GOAL
Where a line contains the word "this", copy that line.

Records excerpted from a collection
○ ○ ○ ○ ○ ○ ○

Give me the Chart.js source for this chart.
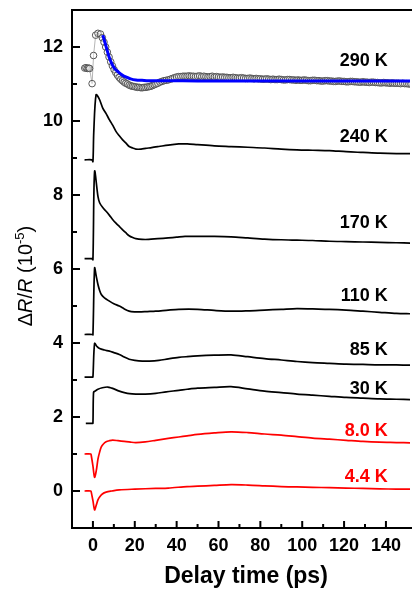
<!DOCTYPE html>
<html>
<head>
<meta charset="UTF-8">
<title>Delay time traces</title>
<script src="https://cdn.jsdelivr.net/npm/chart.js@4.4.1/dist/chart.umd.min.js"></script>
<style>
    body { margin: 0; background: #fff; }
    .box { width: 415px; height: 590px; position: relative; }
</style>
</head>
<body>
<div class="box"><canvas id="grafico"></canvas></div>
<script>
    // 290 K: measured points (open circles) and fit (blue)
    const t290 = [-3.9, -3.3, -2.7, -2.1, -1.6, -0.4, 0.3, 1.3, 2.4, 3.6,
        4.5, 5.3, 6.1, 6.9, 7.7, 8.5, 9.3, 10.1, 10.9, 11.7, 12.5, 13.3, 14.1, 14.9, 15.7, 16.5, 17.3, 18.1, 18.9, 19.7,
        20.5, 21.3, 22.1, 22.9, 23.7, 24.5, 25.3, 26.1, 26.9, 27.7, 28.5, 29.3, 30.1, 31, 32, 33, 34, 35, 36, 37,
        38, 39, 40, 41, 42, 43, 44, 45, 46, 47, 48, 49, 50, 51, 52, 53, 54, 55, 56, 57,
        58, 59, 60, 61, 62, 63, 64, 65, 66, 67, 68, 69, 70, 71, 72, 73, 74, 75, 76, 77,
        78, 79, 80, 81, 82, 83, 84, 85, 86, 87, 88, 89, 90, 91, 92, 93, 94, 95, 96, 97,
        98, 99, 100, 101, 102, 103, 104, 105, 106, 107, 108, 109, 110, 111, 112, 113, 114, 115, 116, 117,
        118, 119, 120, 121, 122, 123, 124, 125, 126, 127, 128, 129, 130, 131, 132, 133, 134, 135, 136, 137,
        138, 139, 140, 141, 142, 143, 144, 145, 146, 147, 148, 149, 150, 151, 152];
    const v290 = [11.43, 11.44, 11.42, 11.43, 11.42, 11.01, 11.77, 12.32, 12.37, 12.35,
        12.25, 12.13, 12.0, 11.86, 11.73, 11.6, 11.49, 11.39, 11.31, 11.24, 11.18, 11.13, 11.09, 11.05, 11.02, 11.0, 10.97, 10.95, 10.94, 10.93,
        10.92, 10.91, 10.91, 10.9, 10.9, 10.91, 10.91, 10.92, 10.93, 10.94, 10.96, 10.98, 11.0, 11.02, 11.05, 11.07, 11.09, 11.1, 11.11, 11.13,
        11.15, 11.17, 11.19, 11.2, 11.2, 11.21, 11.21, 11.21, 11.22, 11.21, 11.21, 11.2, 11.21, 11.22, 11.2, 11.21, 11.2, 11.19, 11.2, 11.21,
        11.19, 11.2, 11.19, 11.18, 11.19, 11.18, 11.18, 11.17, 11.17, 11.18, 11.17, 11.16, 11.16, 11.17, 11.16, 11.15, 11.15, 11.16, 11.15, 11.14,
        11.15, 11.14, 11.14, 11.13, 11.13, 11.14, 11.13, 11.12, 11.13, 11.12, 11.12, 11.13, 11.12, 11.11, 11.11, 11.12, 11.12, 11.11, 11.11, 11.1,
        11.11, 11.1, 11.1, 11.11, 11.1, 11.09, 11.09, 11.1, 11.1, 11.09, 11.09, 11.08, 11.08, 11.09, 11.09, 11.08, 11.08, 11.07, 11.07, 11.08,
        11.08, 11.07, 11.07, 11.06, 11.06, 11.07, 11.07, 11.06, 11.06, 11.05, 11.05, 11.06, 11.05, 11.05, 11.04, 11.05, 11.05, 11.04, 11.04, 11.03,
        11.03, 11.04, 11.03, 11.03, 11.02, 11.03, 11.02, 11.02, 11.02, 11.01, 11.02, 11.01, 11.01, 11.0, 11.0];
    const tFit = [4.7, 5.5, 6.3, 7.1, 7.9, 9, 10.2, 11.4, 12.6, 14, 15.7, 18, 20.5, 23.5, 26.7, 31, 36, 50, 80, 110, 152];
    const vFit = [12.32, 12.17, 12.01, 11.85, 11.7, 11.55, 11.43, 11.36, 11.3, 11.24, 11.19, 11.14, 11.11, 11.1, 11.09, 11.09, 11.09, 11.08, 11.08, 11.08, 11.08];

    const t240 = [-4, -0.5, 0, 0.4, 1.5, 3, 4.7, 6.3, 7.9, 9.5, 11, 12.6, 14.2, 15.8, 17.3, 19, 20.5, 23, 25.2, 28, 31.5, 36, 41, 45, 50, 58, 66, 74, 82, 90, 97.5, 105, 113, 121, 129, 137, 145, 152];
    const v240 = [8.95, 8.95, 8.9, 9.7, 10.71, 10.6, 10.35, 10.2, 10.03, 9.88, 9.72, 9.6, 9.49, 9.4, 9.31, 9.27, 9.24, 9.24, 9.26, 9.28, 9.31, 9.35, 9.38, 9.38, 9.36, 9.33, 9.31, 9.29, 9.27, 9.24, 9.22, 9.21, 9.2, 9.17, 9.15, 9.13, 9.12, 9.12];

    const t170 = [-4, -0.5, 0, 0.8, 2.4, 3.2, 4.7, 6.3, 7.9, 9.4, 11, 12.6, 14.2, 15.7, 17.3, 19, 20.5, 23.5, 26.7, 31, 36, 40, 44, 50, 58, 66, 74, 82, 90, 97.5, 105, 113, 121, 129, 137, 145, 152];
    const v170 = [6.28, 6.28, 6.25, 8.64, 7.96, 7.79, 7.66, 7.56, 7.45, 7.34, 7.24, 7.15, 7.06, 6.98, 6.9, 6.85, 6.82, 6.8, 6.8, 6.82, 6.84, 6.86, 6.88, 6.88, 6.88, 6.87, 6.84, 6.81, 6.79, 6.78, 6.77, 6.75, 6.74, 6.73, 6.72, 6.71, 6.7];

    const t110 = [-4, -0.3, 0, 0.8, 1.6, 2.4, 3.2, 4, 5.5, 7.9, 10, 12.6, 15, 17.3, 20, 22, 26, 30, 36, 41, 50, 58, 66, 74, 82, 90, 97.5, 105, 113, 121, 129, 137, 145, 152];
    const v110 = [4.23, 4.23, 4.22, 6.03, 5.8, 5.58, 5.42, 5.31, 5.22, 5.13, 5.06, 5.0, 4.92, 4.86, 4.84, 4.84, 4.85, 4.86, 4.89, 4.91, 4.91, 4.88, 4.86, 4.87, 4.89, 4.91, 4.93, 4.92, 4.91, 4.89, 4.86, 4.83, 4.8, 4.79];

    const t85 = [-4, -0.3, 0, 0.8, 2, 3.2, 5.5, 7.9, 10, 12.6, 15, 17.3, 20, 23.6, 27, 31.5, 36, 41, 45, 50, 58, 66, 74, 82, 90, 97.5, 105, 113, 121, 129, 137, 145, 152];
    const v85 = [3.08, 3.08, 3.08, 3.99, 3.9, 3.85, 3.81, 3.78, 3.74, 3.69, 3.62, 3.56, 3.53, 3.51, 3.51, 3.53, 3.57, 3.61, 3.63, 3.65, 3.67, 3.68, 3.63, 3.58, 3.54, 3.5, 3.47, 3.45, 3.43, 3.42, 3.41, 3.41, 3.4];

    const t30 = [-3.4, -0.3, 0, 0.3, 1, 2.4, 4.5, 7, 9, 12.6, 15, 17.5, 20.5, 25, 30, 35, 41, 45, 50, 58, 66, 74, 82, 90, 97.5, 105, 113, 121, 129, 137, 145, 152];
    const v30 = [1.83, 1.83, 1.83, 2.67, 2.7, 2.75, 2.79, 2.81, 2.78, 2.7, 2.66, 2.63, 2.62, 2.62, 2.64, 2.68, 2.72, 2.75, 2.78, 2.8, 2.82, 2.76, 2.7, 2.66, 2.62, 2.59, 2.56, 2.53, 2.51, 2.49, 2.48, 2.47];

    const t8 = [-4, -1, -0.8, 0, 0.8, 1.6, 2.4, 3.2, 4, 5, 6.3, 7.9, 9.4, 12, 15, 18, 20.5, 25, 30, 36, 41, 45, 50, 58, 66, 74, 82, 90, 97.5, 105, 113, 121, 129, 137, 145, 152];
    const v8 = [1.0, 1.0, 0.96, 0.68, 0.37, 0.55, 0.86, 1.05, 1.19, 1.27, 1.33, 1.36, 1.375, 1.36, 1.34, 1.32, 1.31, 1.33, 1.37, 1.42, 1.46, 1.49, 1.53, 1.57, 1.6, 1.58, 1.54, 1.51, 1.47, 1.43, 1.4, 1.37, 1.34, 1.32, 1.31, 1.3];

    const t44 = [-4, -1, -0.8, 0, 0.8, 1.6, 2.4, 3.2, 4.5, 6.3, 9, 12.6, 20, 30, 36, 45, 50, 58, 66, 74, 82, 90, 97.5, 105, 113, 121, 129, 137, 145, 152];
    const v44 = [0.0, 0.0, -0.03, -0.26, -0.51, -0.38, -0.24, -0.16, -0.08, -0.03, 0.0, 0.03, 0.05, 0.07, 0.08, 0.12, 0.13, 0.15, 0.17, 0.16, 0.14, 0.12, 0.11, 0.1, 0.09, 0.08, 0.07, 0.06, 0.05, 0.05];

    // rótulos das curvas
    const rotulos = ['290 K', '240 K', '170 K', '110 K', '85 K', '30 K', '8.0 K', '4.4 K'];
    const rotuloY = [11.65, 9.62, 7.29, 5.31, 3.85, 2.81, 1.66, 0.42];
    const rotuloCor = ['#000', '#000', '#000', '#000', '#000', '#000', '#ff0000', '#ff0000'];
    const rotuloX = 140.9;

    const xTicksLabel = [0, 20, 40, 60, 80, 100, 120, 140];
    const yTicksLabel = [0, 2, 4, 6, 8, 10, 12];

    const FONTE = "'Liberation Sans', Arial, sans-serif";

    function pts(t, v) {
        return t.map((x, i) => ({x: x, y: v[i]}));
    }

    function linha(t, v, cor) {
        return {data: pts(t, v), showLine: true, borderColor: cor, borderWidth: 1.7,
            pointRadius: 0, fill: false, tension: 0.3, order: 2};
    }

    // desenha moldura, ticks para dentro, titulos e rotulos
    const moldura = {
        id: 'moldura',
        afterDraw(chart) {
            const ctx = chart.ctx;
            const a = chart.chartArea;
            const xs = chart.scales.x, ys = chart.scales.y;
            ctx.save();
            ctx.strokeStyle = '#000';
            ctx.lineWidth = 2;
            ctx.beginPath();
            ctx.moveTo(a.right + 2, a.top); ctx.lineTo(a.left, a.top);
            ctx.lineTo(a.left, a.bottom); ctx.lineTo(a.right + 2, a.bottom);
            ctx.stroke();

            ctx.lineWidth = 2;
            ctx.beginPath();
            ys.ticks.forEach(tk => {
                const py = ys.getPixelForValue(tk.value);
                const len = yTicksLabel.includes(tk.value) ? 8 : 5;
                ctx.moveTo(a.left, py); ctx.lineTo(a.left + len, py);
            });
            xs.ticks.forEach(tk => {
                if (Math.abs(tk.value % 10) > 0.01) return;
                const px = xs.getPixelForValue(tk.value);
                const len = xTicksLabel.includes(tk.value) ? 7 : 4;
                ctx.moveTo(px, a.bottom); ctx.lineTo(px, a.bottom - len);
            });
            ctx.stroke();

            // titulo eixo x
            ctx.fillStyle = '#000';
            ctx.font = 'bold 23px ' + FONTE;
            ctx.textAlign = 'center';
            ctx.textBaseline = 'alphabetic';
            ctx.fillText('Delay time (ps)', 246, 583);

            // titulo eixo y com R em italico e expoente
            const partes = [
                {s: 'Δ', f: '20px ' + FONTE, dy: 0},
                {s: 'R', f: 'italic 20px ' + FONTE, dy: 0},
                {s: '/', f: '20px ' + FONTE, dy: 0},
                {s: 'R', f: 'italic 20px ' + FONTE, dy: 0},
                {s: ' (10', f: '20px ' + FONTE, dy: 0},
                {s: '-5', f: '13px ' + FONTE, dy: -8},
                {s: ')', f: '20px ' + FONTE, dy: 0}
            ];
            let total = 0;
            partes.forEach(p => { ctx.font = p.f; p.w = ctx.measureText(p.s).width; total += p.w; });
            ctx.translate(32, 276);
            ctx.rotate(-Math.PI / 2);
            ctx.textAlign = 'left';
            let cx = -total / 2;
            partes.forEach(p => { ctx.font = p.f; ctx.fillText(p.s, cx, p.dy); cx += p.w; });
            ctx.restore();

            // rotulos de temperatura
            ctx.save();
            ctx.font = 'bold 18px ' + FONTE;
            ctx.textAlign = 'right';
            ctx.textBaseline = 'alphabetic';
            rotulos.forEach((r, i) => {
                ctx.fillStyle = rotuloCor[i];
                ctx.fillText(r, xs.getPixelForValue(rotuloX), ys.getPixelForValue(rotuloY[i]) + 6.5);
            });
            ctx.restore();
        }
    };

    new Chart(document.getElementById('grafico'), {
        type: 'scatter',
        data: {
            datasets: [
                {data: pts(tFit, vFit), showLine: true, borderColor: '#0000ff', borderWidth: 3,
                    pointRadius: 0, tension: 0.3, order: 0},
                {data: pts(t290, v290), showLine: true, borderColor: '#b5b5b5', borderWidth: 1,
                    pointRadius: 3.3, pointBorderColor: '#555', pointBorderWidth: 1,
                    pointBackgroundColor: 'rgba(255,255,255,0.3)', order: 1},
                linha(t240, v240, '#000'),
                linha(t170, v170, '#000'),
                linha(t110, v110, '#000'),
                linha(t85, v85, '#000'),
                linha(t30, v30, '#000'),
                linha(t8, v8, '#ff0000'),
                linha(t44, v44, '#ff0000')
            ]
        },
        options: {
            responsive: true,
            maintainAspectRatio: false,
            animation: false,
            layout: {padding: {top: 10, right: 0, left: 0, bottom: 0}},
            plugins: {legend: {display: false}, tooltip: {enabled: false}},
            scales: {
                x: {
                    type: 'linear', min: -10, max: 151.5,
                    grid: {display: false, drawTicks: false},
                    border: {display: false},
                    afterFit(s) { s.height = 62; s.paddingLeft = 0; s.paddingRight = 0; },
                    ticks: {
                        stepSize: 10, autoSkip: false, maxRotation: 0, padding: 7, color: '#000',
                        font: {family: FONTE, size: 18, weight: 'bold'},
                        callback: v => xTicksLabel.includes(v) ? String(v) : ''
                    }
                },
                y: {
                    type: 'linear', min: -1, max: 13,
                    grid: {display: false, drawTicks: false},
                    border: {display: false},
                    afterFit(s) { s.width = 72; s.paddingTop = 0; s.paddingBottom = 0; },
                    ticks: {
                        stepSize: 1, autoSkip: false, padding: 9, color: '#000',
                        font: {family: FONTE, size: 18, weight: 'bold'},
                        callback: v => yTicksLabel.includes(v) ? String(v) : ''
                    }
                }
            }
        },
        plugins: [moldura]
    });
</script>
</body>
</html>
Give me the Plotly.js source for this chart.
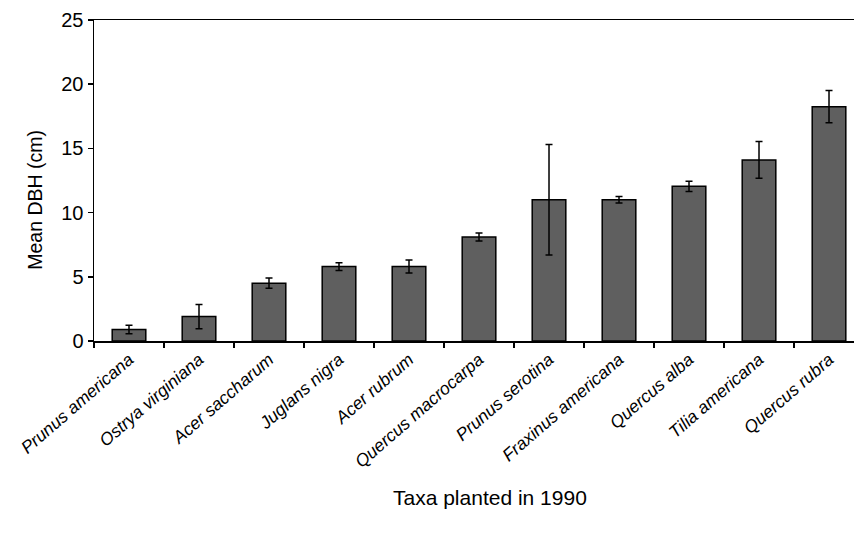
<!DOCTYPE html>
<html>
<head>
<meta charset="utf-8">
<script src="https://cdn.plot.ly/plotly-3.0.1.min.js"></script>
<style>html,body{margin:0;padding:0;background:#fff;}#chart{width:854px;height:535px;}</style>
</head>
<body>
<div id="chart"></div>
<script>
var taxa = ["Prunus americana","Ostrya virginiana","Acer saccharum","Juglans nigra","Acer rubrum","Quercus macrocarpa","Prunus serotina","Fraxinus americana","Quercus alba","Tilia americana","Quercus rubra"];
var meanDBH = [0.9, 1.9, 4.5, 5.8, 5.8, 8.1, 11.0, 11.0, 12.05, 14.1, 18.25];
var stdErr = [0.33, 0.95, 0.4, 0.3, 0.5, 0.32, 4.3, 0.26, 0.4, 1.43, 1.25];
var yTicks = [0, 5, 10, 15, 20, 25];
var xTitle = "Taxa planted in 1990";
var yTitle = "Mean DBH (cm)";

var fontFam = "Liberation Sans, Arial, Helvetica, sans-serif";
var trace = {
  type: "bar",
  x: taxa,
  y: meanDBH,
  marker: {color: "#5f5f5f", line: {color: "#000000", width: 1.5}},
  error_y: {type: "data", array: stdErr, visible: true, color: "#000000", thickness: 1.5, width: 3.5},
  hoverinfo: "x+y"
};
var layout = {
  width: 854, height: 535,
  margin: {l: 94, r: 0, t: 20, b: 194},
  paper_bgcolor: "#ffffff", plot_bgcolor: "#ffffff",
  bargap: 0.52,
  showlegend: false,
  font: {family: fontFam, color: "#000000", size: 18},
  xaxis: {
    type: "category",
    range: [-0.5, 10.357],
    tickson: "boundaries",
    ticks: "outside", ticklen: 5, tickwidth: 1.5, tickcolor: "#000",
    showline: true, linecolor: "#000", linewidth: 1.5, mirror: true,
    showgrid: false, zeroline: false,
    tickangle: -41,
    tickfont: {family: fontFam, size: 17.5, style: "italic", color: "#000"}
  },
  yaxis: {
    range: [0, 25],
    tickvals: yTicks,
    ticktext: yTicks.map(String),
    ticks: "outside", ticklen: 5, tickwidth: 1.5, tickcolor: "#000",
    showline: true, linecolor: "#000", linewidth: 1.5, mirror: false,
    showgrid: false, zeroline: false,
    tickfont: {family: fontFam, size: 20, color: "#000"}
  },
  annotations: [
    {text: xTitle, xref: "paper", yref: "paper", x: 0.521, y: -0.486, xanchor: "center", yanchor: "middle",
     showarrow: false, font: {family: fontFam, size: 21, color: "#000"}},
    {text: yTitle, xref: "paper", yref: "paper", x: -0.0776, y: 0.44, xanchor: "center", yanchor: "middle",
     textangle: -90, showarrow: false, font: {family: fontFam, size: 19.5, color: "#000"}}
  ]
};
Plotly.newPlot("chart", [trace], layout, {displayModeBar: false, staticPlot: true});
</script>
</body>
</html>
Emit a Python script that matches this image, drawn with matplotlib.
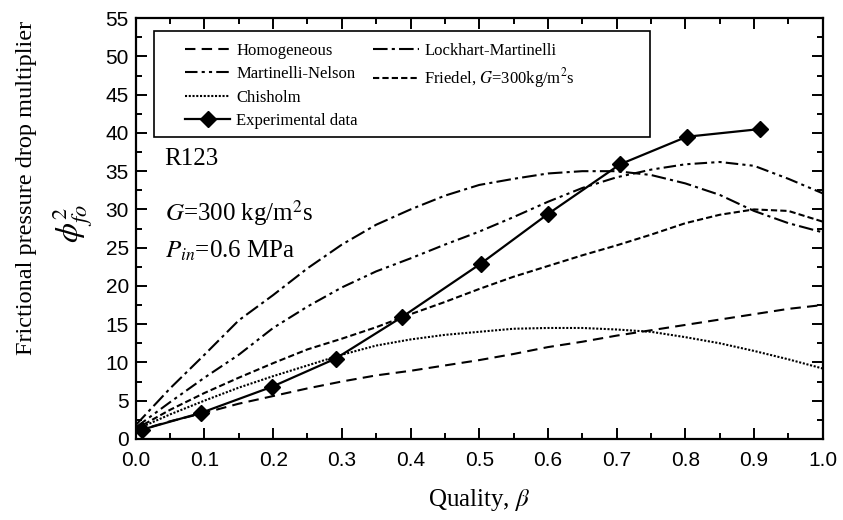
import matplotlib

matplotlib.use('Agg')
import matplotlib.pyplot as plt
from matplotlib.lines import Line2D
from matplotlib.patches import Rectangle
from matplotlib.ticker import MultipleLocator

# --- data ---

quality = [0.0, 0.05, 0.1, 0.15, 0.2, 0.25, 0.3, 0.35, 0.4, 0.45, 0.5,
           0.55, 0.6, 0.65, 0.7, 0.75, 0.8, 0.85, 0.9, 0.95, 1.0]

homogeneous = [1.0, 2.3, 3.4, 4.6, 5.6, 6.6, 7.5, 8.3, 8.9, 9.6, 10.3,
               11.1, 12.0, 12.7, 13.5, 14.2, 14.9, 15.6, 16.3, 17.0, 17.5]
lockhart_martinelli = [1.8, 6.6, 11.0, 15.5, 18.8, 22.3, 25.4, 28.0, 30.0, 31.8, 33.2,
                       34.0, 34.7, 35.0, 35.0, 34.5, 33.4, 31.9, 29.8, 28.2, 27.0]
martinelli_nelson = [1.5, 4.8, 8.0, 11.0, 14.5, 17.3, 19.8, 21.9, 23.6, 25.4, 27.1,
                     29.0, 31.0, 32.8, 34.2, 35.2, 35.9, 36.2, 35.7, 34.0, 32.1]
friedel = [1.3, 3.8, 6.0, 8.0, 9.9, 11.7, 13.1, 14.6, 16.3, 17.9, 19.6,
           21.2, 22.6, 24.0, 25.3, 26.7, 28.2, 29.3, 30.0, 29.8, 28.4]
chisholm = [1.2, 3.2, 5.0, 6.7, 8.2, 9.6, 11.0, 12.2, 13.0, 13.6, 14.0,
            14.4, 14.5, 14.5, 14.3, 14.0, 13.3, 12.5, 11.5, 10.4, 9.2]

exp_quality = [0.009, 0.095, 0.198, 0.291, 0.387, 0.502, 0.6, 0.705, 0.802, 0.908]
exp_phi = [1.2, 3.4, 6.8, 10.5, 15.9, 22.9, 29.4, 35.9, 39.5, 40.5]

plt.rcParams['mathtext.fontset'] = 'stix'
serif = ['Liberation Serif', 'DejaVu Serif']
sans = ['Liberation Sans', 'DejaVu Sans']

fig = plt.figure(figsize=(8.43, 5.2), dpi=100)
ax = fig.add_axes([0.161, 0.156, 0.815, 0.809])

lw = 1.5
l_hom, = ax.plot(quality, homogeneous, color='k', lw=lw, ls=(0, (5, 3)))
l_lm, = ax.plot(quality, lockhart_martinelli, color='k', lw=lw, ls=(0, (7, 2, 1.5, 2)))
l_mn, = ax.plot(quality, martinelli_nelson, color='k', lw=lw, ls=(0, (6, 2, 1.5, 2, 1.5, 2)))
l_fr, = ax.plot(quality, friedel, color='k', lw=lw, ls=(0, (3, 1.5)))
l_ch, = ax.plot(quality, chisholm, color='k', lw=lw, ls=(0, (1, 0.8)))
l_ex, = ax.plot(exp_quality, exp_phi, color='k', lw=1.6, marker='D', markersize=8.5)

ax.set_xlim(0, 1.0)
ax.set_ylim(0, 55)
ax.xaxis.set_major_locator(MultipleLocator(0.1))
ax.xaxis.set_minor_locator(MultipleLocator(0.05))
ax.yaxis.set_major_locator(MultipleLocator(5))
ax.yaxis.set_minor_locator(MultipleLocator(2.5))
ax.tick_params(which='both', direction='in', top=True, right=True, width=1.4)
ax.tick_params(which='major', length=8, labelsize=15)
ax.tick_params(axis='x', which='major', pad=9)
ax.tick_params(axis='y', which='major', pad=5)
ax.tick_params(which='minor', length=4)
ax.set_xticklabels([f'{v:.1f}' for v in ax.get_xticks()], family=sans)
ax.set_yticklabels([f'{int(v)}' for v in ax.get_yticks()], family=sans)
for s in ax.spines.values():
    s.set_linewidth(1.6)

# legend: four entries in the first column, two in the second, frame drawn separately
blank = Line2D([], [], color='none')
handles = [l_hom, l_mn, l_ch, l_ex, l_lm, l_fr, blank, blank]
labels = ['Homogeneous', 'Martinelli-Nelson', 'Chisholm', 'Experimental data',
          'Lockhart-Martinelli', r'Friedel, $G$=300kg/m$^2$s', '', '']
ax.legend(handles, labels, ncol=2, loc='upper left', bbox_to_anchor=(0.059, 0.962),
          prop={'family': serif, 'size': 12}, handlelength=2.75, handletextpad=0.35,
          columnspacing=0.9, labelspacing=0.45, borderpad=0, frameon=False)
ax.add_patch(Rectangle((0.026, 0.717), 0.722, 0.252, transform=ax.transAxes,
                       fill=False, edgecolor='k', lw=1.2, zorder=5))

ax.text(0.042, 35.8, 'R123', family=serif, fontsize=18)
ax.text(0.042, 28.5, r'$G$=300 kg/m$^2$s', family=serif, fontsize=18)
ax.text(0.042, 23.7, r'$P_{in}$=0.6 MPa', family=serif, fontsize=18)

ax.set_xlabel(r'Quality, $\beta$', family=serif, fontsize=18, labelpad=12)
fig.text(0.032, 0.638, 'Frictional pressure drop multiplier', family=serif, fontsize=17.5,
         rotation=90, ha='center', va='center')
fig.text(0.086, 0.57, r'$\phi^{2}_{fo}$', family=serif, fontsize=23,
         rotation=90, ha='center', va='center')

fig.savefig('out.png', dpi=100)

○ ○ ○ ○ ○ ○ ○

EXERCISE RESPONSE
Give me the Chart.js source for this chart.
Give me the Plotly.js source for this chart.
Emit a Python script that matches this image, drawn with matplotlib.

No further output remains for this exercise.